Banks were personal and friendly 50 years ago, just like "George Bailey" (Jimmy Stewart) in "It's a Wonderful Life. That movie depicted so well, the true relationship between depositor and banker.
- We paid a fee for every check we wrote (1¢-2¢ each), even a monthly fixed charge for each account. Checks were printed for free as a part of that fee.
- Our banker knew our name (even our parents' names).
- Deposits counted the minute you made them.
- Withdraws counted whenever the bank had to pay them.
- Banks passed the benefit of the "Float" to their customers.
- "Credit Inquiries" didn't cost anything.
- Banks paid depositors 3-4% interest on their deposits.
- They charged the "going rate" for interest on loans they made.
- At every stage of the relationship banks respected their clients and tried to help them if they could.
Today banks charge the "going rate" for interest on loans they make, (that didn't change, but everything else did).
- They pay a half-% interest on deposits.
- "Free Checking" means you pay (10¢ each) for printed checks, in advance, whether you use them or not.
- Deposits don't count when you make them, but "Debit Card Inquiries" immediately count as "withdraws".
- Resultant "Overdraft Charges" ($36 each) are artificially created. But they still count, even if the purchase was cancelled and the bank didn't have to front any money.
- First, banks give THEMSELVES the benefit of the "Float", and, ...
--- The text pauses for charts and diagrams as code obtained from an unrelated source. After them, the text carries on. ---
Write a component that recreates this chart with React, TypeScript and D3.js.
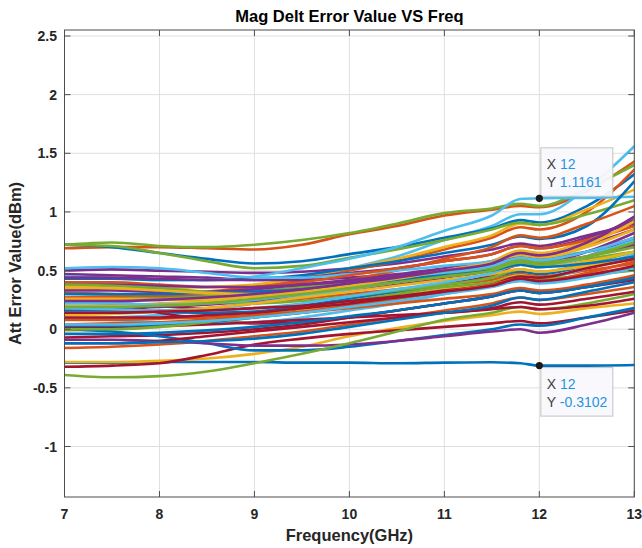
import React from "react";
import * as d3 from "d3";

const freqs = [7, 7.5, 8, 8.5, 9, 9.5, 10, 10.5, 11, 11.5, 11.8, 12, 12.5, 13];
const xTicks = [7, 8, 9, 10, 11, 12, 13];
const yTicks = [-1, -0.5, 0, 0.5, 1, 1.5, 2, 2.5];
const lineColors = ["#0072BD", "#D95319", "#EDB120", "#7E2F8E", "#77AC30", "#4DBEEE", "#A2142F"];

const series: number[][] = [
  [-0.285, -0.285, -0.28, -0.28, -0.28, -0.285, -0.285, -0.29, -0.285, -0.282, -0.29, -0.3102, -0.31, -0.305],
  [0.69, 0.70, 0.70, 0.69, 0.68, 0.72, 0.81, 0.88, 0.97, 1.02, 1.05, 1.04, 1.18, 1.43],
  [-0.28, -0.28, -0.27, -0.25, -0.21, -0.15, -0.06, 0.01, 0.07, 0.12, 0.15, 0.13, 0.18, 0.22],
  [0.50, 0.51, 0.50, 0.49, 0.48, 0.49, 0.52, 0.56, 0.62, 0.68, 0.73, 0.71, 0.80, 0.90],
  [0.72, 0.74, 0.71, 0.70, 0.72, 0.76, 0.82, 0.90, 0.99, 1.03, 1.07, 1.05, 1.20, 1.40],
  [0.30, 0.29, 0.27, 0.29, 0.34, 0.42, 0.52, 0.62, 0.76, 0.88, 0.98, 0.98, 1.20, 1.56],
  [-0.32, -0.31, -0.29, -0.22, -0.13, -0.08, -0.04, -0.01, 0.02, 0.05, 0.07, 0.05, 0.10, 0.16],
  [0.72, 0.70, 0.65, 0.60, 0.56, 0.58, 0.64, 0.70, 0.78, 0.86, 0.93, 0.91, 1.05, 1.32],
  [0.40, 0.40, 0.38, 0.36, 0.37, 0.42, 0.50, 0.58, 0.68, 0.78, 0.87, 0.85, 1.00, 1.36],
  [0.37, 0.36, 0.35, 0.36, 0.38, 0.44, 0.52, 0.60, 0.70, 0.80, 0.90, 0.89, 1.02, 1.19],
  [0.47, 0.46, 0.45, 0.44, 0.42, 0.42, 0.44, 0.47, 0.52, 0.58, 0.65, 0.63, 0.72, 0.85],
  [0.72, 0.71, 0.65, 0.58, 0.52, 0.54, 0.61, 0.68, 0.76, 0.85, 0.91, 0.89, 0.98, 1.10],
  [0.45, 0.44, 0.42, 0.42, 0.45, 0.52, 0.60, 0.70, 0.84, 0.97, 1.11, 1.1161, 1.12, 1.13],
  [0.23, 0.22, 0.20, 0.17, 0.14, 0.16, 0.22, 0.30, 0.38, 0.46, 0.55, 0.53, 0.62, 0.78],
  [0.43, 0.43, 0.42, 0.42, 0.43, 0.46, 0.52, 0.58, 0.65, 0.72, 0.79, 0.77, 0.88, 1.26],
  [0.31, 0.30, 0.28, 0.28, 0.30, 0.35, 0.42, 0.50, 0.60, 0.70, 0.80, 0.78, 0.90, 1.05],
  [0.34, 0.34, 0.32, 0.30, 0.29, 0.31, 0.36, 0.42, 0.50, 0.58, 0.67, 0.65, 0.76, 0.95],
  [0.18, 0.18, 0.19, 0.21, 0.24, 0.28, 0.33, 0.38, 0.44, 0.50, 0.57, 0.56, 0.66, 0.82],
  [0.24, 0.25, 0.26, 0.28, 0.32, 0.36, 0.40, 0.44, 0.48, 0.52, 0.57, 0.55, 0.60, 0.66],
  [0.09, 0.10, 0.12, 0.16, 0.22, 0.28, 0.34, 0.40, 0.46, 0.52, 0.58, 0.56, 0.62, 0.72],
  [0.23, 0.22, 0.14, 0.08, 0.05, 0.06, 0.10, 0.16, 0.22, 0.28, 0.33, 0.31, 0.36, 0.44],
  [0.16, 0.16, 0.15, 0.14, 0.15, 0.20, 0.26, 0.32, 0.38, 0.44, 0.49, 0.47, 0.54, 0.60],
  [0.13, 0.14, 0.16, 0.18, 0.22, 0.26, 0.30, 0.34, 0.38, 0.42, 0.47, 0.45, 0.50, 0.56],
  [-0.01, 0.00, 0.02, 0.05, 0.10, 0.16, 0.22, 0.28, 0.34, 0.40, 0.46, 0.44, 0.52, 0.62],
  [0.44, 0.44, 0.43, 0.42, 0.42, 0.44, 0.48, 0.52, 0.58, 0.64, 0.71, 0.69, 0.78, 0.93],
  [0.27, 0.27, 0.26, 0.24, 0.22, 0.24, 0.28, 0.33, 0.38, 0.44, 0.51, 0.49, 0.56, 0.66],
  [0.52, 0.53, 0.52, 0.48, 0.44, 0.44, 0.47, 0.50, 0.54, 0.58, 0.63, 0.62, 0.66, 0.72],
  [-0.07, -0.06, -0.05, -0.03, 0.00, 0.04, 0.10, 0.16, 0.22, 0.28, 0.33, 0.31, 0.36, 0.42],
  [0.00, -0.02, -0.06, -0.12, -0.18, -0.18, -0.15, -0.10, -0.05, 0.00, 0.04, 0.03, 0.10, 0.18],
  [-0.16, -0.15, -0.13, -0.10, -0.06, -0.02, 0.04, 0.10, 0.16, 0.22, 0.27, 0.25, 0.30, 0.36],
  [0.20, 0.20, 0.22, 0.24, 0.28, 0.32, 0.38, 0.44, 0.50, 0.56, 0.63, 0.61, 0.70, 0.85],
  [-0.09, -0.09, -0.10, -0.12, -0.14, -0.14, -0.13, -0.10, -0.06, -0.02, 0.00, -0.03, 0.04, 0.14],
  [-0.39, -0.41, -0.40, -0.36, -0.29, -0.21, -0.12, -0.02, 0.08, 0.14, 0.19, 0.17, 0.22, 0.30],
  [0.09, 0.08, 0.06, 0.05, 0.06, 0.10, 0.16, 0.22, 0.30, 0.38, 0.45, 0.43, 0.52, 0.64],
  [0.02, 0.02, 0.03, 0.04, 0.06, 0.08, 0.10, 0.12, 0.14, 0.17, 0.19, 0.17, 0.20, 0.26],
  [0.03, 0.03, 0.04, 0.06, 0.10, 0.14, 0.20, 0.26, 0.32, 0.38, 0.43, 0.41, 0.46, 0.52],
  [0.27, 0.28, 0.30, 0.32, 0.36, 0.40, 0.46, 0.52, 0.58, 0.64, 0.71, 0.69, 0.76, 0.88],
  [0.12, 0.13, 0.15, 0.18, 0.22, 0.27, 0.32, 0.37, 0.42, 0.47, 0.51, 0.49, 0.54, 0.60],
  [0.33, 0.33, 0.32, 0.32, 0.34, 0.38, 0.42, 0.46, 0.50, 0.54, 0.59, 0.57, 0.62, 0.72],
  [0.00, 0.00, 0.02, 0.06, 0.12, 0.18, 0.24, 0.30, 0.36, 0.40, 0.45, 0.43, 0.46, 0.50],
  [0.18, 0.17, 0.16, 0.16, 0.18, 0.22, 0.28, 0.34, 0.40, 0.48, 0.55, 0.53, 0.62, 0.76],
  [-0.12, -0.12, -0.10, -0.06, -0.02, 0.02, 0.06, 0.10, 0.14, 0.18, 0.23, 0.21, 0.26, 0.32],
  [-0.12, -0.12, -0.11, -0.10, -0.08, -0.04, 0.02, 0.08, 0.14, 0.20, 0.27, 0.25, 0.32, 0.40],
  [0.04, 0.05, 0.06, 0.08, 0.11, 0.14, 0.18, 0.22, 0.26, 0.30, 0.35, 0.33, 0.38, 0.46],
  [0.26, 0.26, 0.25, 0.26, 0.28, 0.31, 0.35, 0.40, 0.45, 0.50, 0.55, 0.53, 0.58, 0.66],
  [0.38, 0.38, 0.37, 0.36, 0.36, 0.38, 0.41, 0.45, 0.50, 0.55, 0.61, 0.59, 0.66, 0.78],
  [0.38, 0.37, 0.35, 0.32, 0.30, 0.32, 0.35, 0.40, 0.46, 0.52, 0.59, 0.57, 0.62, 0.70],
  [0.22, 0.22, 0.21, 0.22, 0.25, 0.30, 0.36, 0.42, 0.48, 0.54, 0.61, 0.59, 0.66, 0.78],
  [0.14, 0.14, 0.15, 0.16, 0.18, 0.20, 0.24, 0.28, 0.33, 0.38, 0.45, 0.44, 0.52, 0.60],
  [0.30, 0.30, 0.30, 0.31, 0.32, 0.34, 0.38, 0.42, 0.46, 0.50, 0.55, 0.53, 0.56, 0.62],
  [0.08, 0.08, 0.09, 0.10, 0.12, 0.15, 0.20, 0.26, 0.32, 0.38, 0.43, 0.41, 0.48, 0.58],
  [0.36, 0.35, 0.33, 0.31, 0.30, 0.32, 0.37, 0.43, 0.50, 0.57, 0.65, 0.63, 0.72, 0.92],
  [0.24, 0.24, 0.25, 0.27, 0.30, 0.34, 0.39, 0.44, 0.50, 0.56, 0.65, 0.63, 0.74, 0.96],
  [0.19, 0.19, 0.20, 0.22, 0.26, 0.30, 0.35, 0.40, 0.45, 0.50, 0.57, 0.55, 0.62, 0.74],
  [0.04, 0.04, 0.05, 0.07, 0.10, 0.14, 0.19, 0.24, 0.30, 0.36, 0.41, 0.39, 0.44, 0.52],
  [0.10, 0.10, 0.10, 0.12, 0.14, 0.18, 0.22, 0.27, 0.32, 0.37, 0.43, 0.41, 0.46, 0.54],
  [-0.04, -0.04, -0.03, -0.01, 0.02, 0.06, 0.11, 0.16, 0.22, 0.28, 0.33, 0.31, 0.36, 0.44],
];

const tips = [
  { x: 12, y: 1.1161, label: "1.1161" },
  { x: 12, y: -0.3102, label: "-0.3102" },
];

const W = 642, H = 548;
const L = 64.5, R = 634.3, T = 30, B = 497;
const FONT = "'Liberation Sans', Arial, Helvetica, sans-serif";

export default function App() {
  const x = d3.scaleLinear().domain([7, 13]).range([L, R]);
  const y = d3.scaleLinear().domain([-1.4305, 2.5512]).range([B, T]);
  const line = d3
    .line<number>()
    .x((_, i) => x(freqs[i]))
    .y((d) => y(d))
    .curve(d3.curveMonotoneX);

  return (
    <svg width={W} height={H} style={{ position: "absolute", left: 0, top: 0, background: "#fff" }}>
      <defs>
        <clipPath id="clip">
          <rect x={L} y={T} width={R - L} height={B - T} />
        </clipPath>
      </defs>
      <rect x={0} y={0} width={W} height={H} fill="#fff" />
      {xTicks.map((t) => (
        <line key={"gx" + t} x1={x(t)} x2={x(t)} y1={T} y2={B} stroke="#dfdfdf" strokeWidth={1} />
      ))}
      {yTicks.map((t) => (
        <line key={"gy" + t} x1={L} x2={R} y1={y(t)} y2={y(t)} stroke="#dfdfdf" strokeWidth={1} />
      ))}
      <g clipPath="url(#clip)">
        {series.map((s, i) => (
          <path
            key={i}
            d={line(s) || ""}
            fill="none"
            stroke={lineColors[i % lineColors.length]}
            strokeWidth={2.6}
            strokeLinejoin="round"
            strokeLinecap="round"
          />
        ))}
      </g>
      <rect x={L} y={T} width={R - L} height={B - T} fill="none" stroke="#4d4d4d" strokeWidth={1} />
      {xTicks.map((t) => (
        <g key={"tx" + t}>
          <line x1={x(t)} x2={x(t)} y1={B} y2={B - 6} stroke="#4d4d4d" />
          <line x1={x(t)} x2={x(t)} y1={T} y2={T + 6} stroke="#4d4d4d" />
          <text x={x(t)} y={519} textAnchor="middle" fontFamily={FONT} fontWeight="bold" fontSize={14} fill="#262626">
            {t}
          </text>
        </g>
      ))}
      {yTicks.map((t) => (
        <g key={"ty" + t}>
          <line x1={L} x2={L + 6} y1={y(t)} y2={y(t)} stroke="#4d4d4d" />
          <line x1={R} x2={R - 6} y1={y(t)} y2={y(t)} stroke="#4d4d4d" />
          <text x={57} y={y(t) + 5} textAnchor="end" fontFamily={FONT} fontWeight="bold" fontSize={14} fill="#262626">
            {t}
          </text>
        </g>
      ))}
      <text x={(L + R) / 2} y={22} textAnchor="middle" fontFamily={FONT} fontWeight="bold" fontSize={16.5} fill="#000">
        Mag Delt Error Value VS Freq
      </text>
      <text x={(L + R) / 2} y={541} textAnchor="middle" fontFamily={FONT} fontWeight="bold" fontSize={16.5} fill="#262626">
        Frequency(GHz)
      </text>
      <text
        transform={`translate(21,${(T + B) / 2}) rotate(-90)`}
        textAnchor="middle"
        fontFamily={FONT}
        fontWeight="bold"
        fontSize={16.5}
        fill="#262626"
      >
        Att Error Value(dBm)
      </text>
      {tips.map((tp, i) => {
        const px = x(tp.x);
        const py = y(tp.y);
        const above = i === 0;
        const bx = px + 1.5;
        const bw = 72;
        const bh = 48.5;
        const by = above ? py - 2 - bh : py + 2;
        return (
          <g key={"tip" + i}>
            <rect x={bx} y={by} width={bw} height={bh} fill="#f8f8fd" fillOpacity={0.95} stroke="#c4c4c4" strokeWidth={1} />
            <text x={bx + 6} y={by + 21} fontFamily={FONT} fontSize={14} fill="#404040">
              X <tspan fill="#1f96e0">{tp.x}</tspan>
            </text>
            <text x={bx + 6} y={by + 39} fontFamily={FONT} fontSize={14} fill="#404040">
              Y <tspan fill="#1f96e0">{tp.label}</tspan>
            </text>
            <circle cx={px} cy={py} r={3.6} fill="#1a1a1a" />
          </g>
        );
      })}
    </svg>
  );
}
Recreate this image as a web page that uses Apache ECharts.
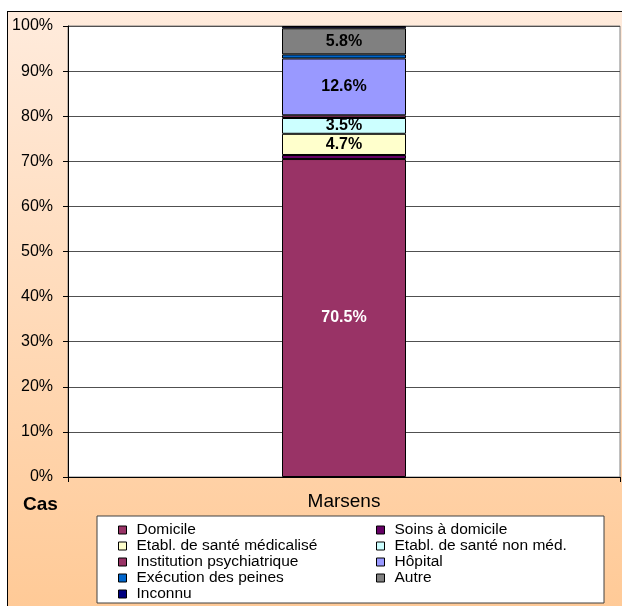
<!DOCTYPE html>
<html><head><meta charset="utf-8">
<script src="https://cdn.jsdelivr.net/npm/echarts@6/dist/echarts.min.js"></script>
<style>
html,body{margin:0;padding:0;background:#fff;width:622px;height:606px;overflow:hidden;}
#c{position:absolute;left:7px;top:11px;width:615px;height:595px;border-left:1px solid #000;border-top:1px solid #000;}
</style></head><body><div id="c"></div>
<script>
const categories = ['Marsens'];
const yTicks = [0, 10, 20, 30, 40, 50, 60, 70, 80, 90, 100];
const seriesNames = ['Domicile', 'Soins à domicile', 'Etabl. de santé médicalisé', 'Etabl. de santé non méd.',
  'Institution psychiatrique', 'Hôpital', 'Exécution des peines', 'Autre', 'Inconnu'];
const domicile = [70.5];
const soinsDomicile = [0.9];
const etablMedicalise = [4.7];
const etablNonMed = [3.5];
const institutionPsy = [0.6];
const hopital = [12.6];
const executionPeines = [0.9];
const autre = [5.8];
const inconnu = [0.5];
const seriesValues = [domicile, soinsDomicile, etablMedicalise, etablNonMed, institutionPsy, hopital, executionPeines, autre, inconnu];
const labeled = [true, false, true, true, false, true, false, true, false];

const colors = ['#993366', '#660066', '#FFFFCC', '#CCFFFF', '#993366', '#9999FF', '#0066CC', '#808080', '#000080'];
const labelColors = ['#fff', '#000', '#000', '#000', '#000', '#000', '#000', '#000', '#000'];
const FONT = 'Liberation Sans, Arial, sans-serif';

const chart = echarts.init(document.getElementById('c'), null, {renderer: 'canvas'});
const series = seriesNames.map((n, i) => ({
  name: n,
  type: 'bar',
  stack: 'total',
  barWidth: 124,
  data: seriesValues[i],
  itemStyle: {color: colors[i], borderColor: '#000', borderWidth: 1},
  emphasis: {disabled: true},
  label: {
    show: labeled[i], position: 'inside', formatter: p => p.value.toFixed(1) + '%',
    color: labelColors[i], fontWeight: 'bold', fontSize: 16, fontFamily: FONT
  }
}));

const leftCol = seriesNames.filter((_, i) => i % 2 === 0);
const rightCol = seriesNames.filter((_, i) => i % 2 === 1);
const legendCommon = {
  orient: 'vertical', itemWidth: 8, itemHeight: 8, itemGap: 0, icon: 'rect',
  selectedMode: false, padding: 0, height: 84,
  textStyle: {fontSize: 15.5, fontFamily: FONT, color: '#000', lineHeight: 15.2, padding: [0, 0, 0, 5]},
  itemStyle: {borderColor: '#000', borderWidth: 1}
};

chart.setOption({
  animation: false,
  backgroundColor: {type: 'linear', x: 0, y: 0, x2: 0, y2: 1,
    colorStops: [{offset: 0, color: '#FFEBDC'}, {offset: 1, color: '#FFCA97'}]},
  grid: {left: 60, top: 14, width: 552, height: 451, show: true, backgroundColor: '#fff', borderColor: '#808080', borderWidth: 1},
  xAxis: {
    type: 'category', data: categories,
    axisLine: {lineStyle: {color: '#000'}},
    axisTick: {show: true, length: 5, lineStyle: {color: '#000'}},
    axisLabel: {fontSize: 19, fontFamily: FONT, color: '#000', margin: 15}
  },
  yAxis: {
    type: 'value', min: 0, max: 100, interval: 10,
    axisLine: {show: true, lineStyle: {color: '#000'}},
    axisTick: {show: true, length: 5, lineStyle: {color: '#000'}},
    axisLabel: {fontSize: 16, fontFamily: FONT, color: '#000', margin: 15, formatter: v => yTicks.includes(v) ? v + '%' : ''},
    splitLine: {lineStyle: {color: '#505050', width: 1}}
  },
  legend: [
    Object.assign({}, legendCommon, {data: leftCol, left: 110, top: 510}),
    Object.assign({}, legendCommon, {data: rightCol, left: 368, top: 510})
  ],
  graphic: [
    {type: 'rect', shape: {x: 89, y: 504, width: 507, height: 87}, style: {fill: '#fff', stroke: '#404040', lineWidth: 1}, z: -1},
    {type: 'text', x: 15, y: 493, style: {text: 'Cas', font: 'bold 19px ' + FONT, fill: '#000', verticalAlign: 'middle'}}
  ],
  series: series
});
</script></body></html>
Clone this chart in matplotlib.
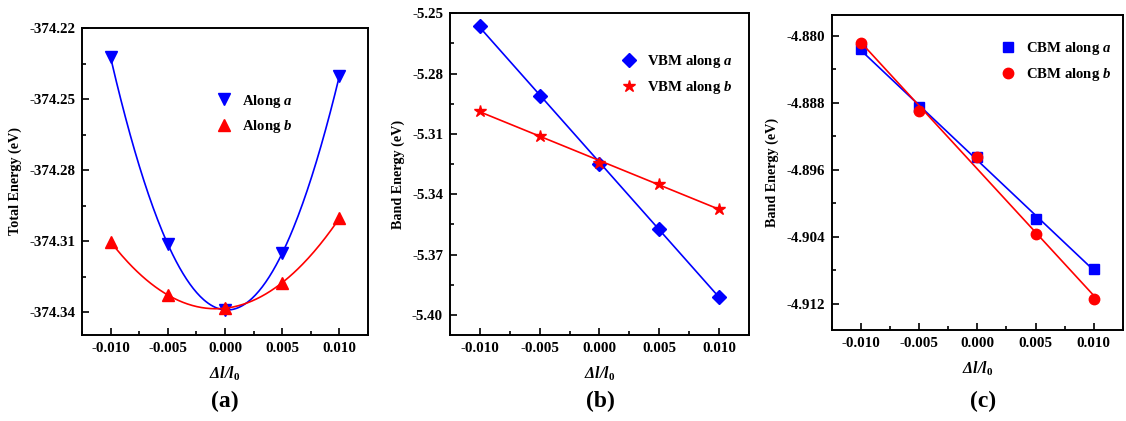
import numpy as np
import matplotlib
matplotlib.use('Agg')
import matplotlib.pyplot as plt
from matplotlib.ticker import MultipleLocator, FormatStrFormatter

plt.rcParams['font.family'] = ['Liberation Serif', 'DejaVu Serif']
plt.rcParams['font.weight'] = 'bold'
plt.rcParams['axes.unicode_minus'] = False
plt.rcParams['mathtext.fontset'] = 'custom'
plt.rcParams['mathtext.it'] = 'Liberation Serif:italic:bold'
plt.rcParams['mathtext.rm'] = 'Liberation Serif:bold'

strain = [-0.010, -0.005, 0.000, 0.005, 0.010]

# (a) total energy
total_a = [-374.2324, -374.3113, -374.3391, -374.3152, -374.2403]
total_b = [-374.3103, -374.3328, -374.3384, -374.3276, -374.3004]

# (b) VBM
vbm_a = [-5.2563, -5.2911, -5.3250, -5.3571, -5.3910]
vbm_b = [-5.2986, -5.3109, -5.3246, -5.3349, -5.3472]

# (c) CBM
cbm_a = [-4.8816, -4.8885, -4.8945, -4.9018, -4.9078]
cbm_b = [-4.8809, -4.8890, -4.8945, -4.9036, -4.9114]

BLUE = '#0000ff'
RED = '#ff0000'

fig = plt.figure(figsize=(11.26, 4.21), dpi=100)
ax_a = fig.add_axes([0.0728, 0.2043, 0.254, 0.7292])
ax_b = fig.add_axes([0.3996, 0.2043, 0.2655, 0.7641])
ax_c = fig.add_axes([0.7386, 0.2162, 0.2587, 0.7482])

xs = np.array(strain)
xfine = np.linspace(xs.min(), xs.max(), 200)


def style(ax, ylim, ymajor, fmt, ylabel):
    ax.set_xlim(-0.0125, 0.0125)
    ax.set_ylim(*ylim)
    ax.xaxis.set_major_locator(MultipleLocator(0.005))
    ax.xaxis.set_minor_locator(MultipleLocator(0.0025))
    ax.xaxis.set_major_formatter(FormatStrFormatter('%.3f'))
    ax.yaxis.set_major_locator(MultipleLocator(ymajor))
    ax.yaxis.set_minor_locator(MultipleLocator(ymajor / 2))
    ax.yaxis.set_major_formatter(FormatStrFormatter(fmt))
    ax.tick_params(which='both', direction='in', top=False, right=False,
                   labelsize=10.8, width=1.2)
    ax.tick_params(which='major', length=5, pad=5)
    ax.tick_params(which='minor', length=3)
    for lab in ax.get_xticklabels() + ax.get_yticklabels():
        lab.set_fontweight('bold')
    for sp in ax.spines.values():
        sp.set_linewidth(1.4)
    ax.set_xlabel('Δl/l$_{\\mathit{0}}$', fontsize=11.5, fontstyle='italic',
                  fontweight='bold', labelpad=7)
    ax.set_ylabel(ylabel, fontsize=10.2, fontweight='bold', labelpad=5)


def legend(ax, anchor):
    ax.legend(loc='center left', bbox_to_anchor=anchor, frameon=False,
              prop={'weight': 'bold', 'size': 10.6}, handletextpad=0.6,
              labelspacing=0.6, handlelength=1.2, numpoints=1)


# (a)
for ys, c, m, lab in [(total_a, BLUE, 'v', r'Along $a$'), (total_b, RED, '^', r'Along $b$')]:
    coef = np.polyfit(xs, ys, 4)
    ax_a.plot(xfine, np.polyval(coef, xfine), color=c, lw=1.2)
    ax_a.plot(xs, ys, m, color=c, ms=8, label=lab)
style(ax_a, (-374.3497, -374.22), 0.03, '%.2f', 'Total Energy (eV)')
legend(ax_a, (0.42, 0.72))

# (b)
for ys, c, m, ms, lab in [(vbm_a, BLUE, 'D', 7, r'VBM along $a$'), (vbm_b, RED, '*', 9, r'VBM along $b$')]:
    coef = np.polyfit(xs, ys, 1)
    ax_b.plot(xs, np.polyval(coef, xs), color=c, lw=1.2)
    ax_b.plot(xs, ys, m, color=c, ms=ms, label=lab)
style(ax_b, (-5.41, -5.25), 0.03, '%.2f', 'Band Energy (eV)')
legend(ax_b, (0.525, 0.81))

# (c)
for ys, c, m, lab in [(cbm_a, BLUE, 's', r'CBM along $a$'), (cbm_b, RED, 'o', r'CBM along $b$')]:
    coef = np.polyfit(xs, ys, 1)
    ax_c.plot(xs, np.polyval(coef, xs), color=c, lw=1.2)
    ax_c.plot(xs, ys, m, color=c, ms=7.5, label=lab)
style(ax_c, (-4.9151, -4.8775), 0.008, '%.3f', 'Band Energy (eV)')
legend(ax_c, (0.53, 0.852))

for x, t in [(0.2, '(a)'), (0.533, '(b)'), (0.873, '(c)')]:
    fig.text(x, 0.047, t, ha='center', va='center', fontsize=17, fontweight='bold')

fig.savefig('out.png', dpi=100)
- Second, they chronologically reorder the sequence of your drafts in order to maximize the number of Overdraft Charges. Resultant charges are MORE than the drafts, which is 36,500% simple interest (if your deposit counts the next day).
- "Credit requests" count negatively on your credit rating, particularly if you are declined (your credit score goes down further, simply because you were declined).
- At every stage of your relationship, the "banker" no longer has the authority to change the outcome you are discussing.
- The only part of "Respect" currently available is the gratuitous "smile".
Depositors have been reduced to Prey. If we're old enough, we remember that history of being reduced to Prey
The foregoing is "prologue". Here is the point:
Now, in today's economic crisis we learn that "Banks" (credit companies, et.al.) have applied the same "reduction strategy" toward their investors.
We used to think that banks (at the minimum) respected their sources of funds, their investors, their own lenders. In short, we trusted them to exercise their policies of "caution" universally.
Instead, they've leveraged the trust placed in them from both ends of their business (from their borrowers and from their lenders), while at the same time leveraging the mechanics of the simple deposit-withdrawal system.
Banks even know our threshold of pain better than we do !
1) Banks became the perfect predators, and we didn't complain.
2) We became the perfect prey, and we still didn't complain.
3) Now, we're bailing them out because it would be TOO PAINFUL FOR US, if we don't.
If our government is going to intervene, it must hold the "finance cats" responsible for their "business losses". If we have to bail out the money market managers, lets bail them out to "preserve" their debt, not to "forgive" their debt. After all, If I have to make a "low interest, high risk" loan, I'd rather make it directly to my children, not to banks who make it directly to my children.